= The Zanzibar =

Music venue in Liverpool, England

The Zanzibar is a live music venue located on Seel Street in Liverpool, England, best known for being the home of regular clubnights such as "The Bandwagon" and "Valhalla", among others. Unlike most clubs in Liverpool, the music is generally rock and alternative.

The venue tends to specialise in unsigned bands, unlike the larger East Village Arts Club (previously known as Liverpool Barfly and later Masque Theatre) located on the opposite side of the road. However, many notable acts have played at The Zanzibar such as Noel Gallagher, The Coral, The Zutons, The Revelation, The Music, The Libertines, Miles Kane, Orjazzmic, Sisteray, Brendan Benson, Edgar Jones, The 1975, The Music, The Soundtrack Of Our Lives, Shack and Tom Vek and is a participating venue in Liverpool Sound City.

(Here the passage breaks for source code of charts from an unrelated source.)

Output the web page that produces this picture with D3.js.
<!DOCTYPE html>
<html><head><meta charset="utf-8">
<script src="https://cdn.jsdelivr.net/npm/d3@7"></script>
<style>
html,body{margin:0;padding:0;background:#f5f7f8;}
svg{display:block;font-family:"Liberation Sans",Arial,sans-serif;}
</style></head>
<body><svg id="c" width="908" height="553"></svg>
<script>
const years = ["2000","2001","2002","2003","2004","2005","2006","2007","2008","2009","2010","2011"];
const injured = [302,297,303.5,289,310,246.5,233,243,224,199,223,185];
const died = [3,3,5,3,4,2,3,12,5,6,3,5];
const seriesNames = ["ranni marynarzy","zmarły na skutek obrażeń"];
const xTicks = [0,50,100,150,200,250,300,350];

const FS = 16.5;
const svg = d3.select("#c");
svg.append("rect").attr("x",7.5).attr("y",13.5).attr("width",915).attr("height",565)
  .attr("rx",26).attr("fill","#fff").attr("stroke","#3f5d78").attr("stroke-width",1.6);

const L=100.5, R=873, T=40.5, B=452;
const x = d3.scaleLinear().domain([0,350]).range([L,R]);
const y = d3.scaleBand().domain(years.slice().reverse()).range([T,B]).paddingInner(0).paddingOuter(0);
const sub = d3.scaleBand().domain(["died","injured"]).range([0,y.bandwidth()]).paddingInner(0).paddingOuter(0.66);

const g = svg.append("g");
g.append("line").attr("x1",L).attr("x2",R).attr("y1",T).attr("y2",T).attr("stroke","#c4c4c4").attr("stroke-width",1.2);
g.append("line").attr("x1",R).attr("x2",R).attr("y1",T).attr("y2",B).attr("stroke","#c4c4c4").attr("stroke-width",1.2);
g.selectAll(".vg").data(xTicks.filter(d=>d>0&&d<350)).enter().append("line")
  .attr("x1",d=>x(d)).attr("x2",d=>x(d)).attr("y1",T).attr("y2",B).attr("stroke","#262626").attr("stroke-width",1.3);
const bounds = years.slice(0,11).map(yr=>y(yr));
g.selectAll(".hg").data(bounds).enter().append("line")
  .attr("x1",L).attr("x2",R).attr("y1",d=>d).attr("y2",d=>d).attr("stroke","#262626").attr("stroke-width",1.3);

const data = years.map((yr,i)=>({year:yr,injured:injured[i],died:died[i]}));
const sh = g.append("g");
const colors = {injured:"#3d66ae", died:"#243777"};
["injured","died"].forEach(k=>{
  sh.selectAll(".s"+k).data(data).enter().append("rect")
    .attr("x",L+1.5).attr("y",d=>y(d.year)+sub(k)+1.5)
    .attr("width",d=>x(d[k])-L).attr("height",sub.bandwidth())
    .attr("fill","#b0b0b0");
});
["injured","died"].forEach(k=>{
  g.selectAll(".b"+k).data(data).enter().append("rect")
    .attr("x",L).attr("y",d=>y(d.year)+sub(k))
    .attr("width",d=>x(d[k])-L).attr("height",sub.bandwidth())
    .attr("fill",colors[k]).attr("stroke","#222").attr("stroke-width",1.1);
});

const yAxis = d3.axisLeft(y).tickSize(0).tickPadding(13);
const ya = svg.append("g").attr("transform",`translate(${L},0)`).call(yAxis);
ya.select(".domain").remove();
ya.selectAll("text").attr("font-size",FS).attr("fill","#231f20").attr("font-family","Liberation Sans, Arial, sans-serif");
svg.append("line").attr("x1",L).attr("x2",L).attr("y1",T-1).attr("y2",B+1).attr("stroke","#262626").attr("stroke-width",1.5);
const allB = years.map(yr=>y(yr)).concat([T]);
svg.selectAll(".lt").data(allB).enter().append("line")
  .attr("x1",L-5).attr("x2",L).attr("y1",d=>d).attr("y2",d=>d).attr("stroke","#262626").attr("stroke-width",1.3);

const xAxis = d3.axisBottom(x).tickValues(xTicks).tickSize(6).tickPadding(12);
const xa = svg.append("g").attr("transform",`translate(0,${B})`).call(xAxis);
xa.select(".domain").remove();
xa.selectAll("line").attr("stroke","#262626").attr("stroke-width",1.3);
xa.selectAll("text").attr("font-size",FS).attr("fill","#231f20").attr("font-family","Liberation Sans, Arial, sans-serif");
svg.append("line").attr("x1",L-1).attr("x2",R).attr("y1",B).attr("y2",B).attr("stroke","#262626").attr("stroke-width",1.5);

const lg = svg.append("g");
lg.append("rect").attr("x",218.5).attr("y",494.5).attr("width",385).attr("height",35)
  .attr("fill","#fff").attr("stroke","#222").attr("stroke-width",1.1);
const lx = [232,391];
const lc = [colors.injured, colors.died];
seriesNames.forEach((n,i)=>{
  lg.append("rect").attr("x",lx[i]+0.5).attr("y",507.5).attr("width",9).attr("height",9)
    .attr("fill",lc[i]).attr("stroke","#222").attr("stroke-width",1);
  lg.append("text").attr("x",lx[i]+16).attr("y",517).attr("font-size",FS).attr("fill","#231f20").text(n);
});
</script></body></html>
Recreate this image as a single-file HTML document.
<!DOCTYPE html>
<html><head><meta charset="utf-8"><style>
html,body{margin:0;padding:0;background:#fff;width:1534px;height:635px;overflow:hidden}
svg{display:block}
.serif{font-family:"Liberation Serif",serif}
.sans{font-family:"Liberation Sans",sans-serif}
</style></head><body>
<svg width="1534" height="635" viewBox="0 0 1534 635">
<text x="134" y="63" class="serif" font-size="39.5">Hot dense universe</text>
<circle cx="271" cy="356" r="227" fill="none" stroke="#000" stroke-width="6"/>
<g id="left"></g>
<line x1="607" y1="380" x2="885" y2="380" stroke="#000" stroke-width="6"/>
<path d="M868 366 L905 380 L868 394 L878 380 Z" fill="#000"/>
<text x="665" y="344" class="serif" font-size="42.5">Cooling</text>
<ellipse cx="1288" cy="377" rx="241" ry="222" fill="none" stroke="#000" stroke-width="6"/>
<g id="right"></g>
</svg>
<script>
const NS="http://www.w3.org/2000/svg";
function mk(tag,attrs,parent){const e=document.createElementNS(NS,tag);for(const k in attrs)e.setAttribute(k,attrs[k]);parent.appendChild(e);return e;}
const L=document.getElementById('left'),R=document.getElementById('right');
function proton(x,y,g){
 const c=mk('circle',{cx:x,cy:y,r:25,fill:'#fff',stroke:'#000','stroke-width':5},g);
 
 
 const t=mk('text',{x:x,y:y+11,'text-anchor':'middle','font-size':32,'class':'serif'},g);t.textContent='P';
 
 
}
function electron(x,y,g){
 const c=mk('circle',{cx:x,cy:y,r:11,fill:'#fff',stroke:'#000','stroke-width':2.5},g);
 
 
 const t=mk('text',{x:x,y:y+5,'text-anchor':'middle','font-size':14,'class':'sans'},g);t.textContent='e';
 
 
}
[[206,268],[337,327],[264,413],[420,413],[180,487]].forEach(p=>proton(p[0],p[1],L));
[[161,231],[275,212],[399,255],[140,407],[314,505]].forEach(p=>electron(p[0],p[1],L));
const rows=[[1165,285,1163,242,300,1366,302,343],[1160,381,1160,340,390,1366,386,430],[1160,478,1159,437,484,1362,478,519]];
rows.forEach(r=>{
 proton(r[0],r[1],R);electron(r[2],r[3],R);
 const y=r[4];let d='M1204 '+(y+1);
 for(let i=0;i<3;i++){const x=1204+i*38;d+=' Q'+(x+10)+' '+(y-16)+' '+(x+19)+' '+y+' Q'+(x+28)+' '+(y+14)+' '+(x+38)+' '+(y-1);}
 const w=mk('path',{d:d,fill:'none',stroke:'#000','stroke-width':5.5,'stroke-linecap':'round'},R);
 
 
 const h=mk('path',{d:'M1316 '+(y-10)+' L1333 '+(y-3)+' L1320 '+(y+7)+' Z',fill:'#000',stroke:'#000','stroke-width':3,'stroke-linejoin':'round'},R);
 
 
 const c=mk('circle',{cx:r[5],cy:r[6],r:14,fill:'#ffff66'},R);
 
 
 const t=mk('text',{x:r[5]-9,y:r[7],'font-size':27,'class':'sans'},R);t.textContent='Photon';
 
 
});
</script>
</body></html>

The Club itself holds around 300 people, and is divided into two main areas - a long narrow dancefloor which is in front of the stage, and a raised seating area which runs parallel down one side, with the bar flanking the other side of the dancefloor.

There was an upstairs area of the club generally used as a private backstage area for band members, but occasionally it was open to the public, most notably at the Valhalla clubnight run by Wirral-based band "The Laze", where there is a separate stage and PA system set up featuring predominantly acoustic acts or DJs as an alternative to the heavier rock bands that tend to populate the main stage downstairs. The upstairs now incorporates a bar that is open separately to the main club.

Price on the door varies according to what event is on a particular night, but is usually between £3 and £5. The venue also has a cloakroom service.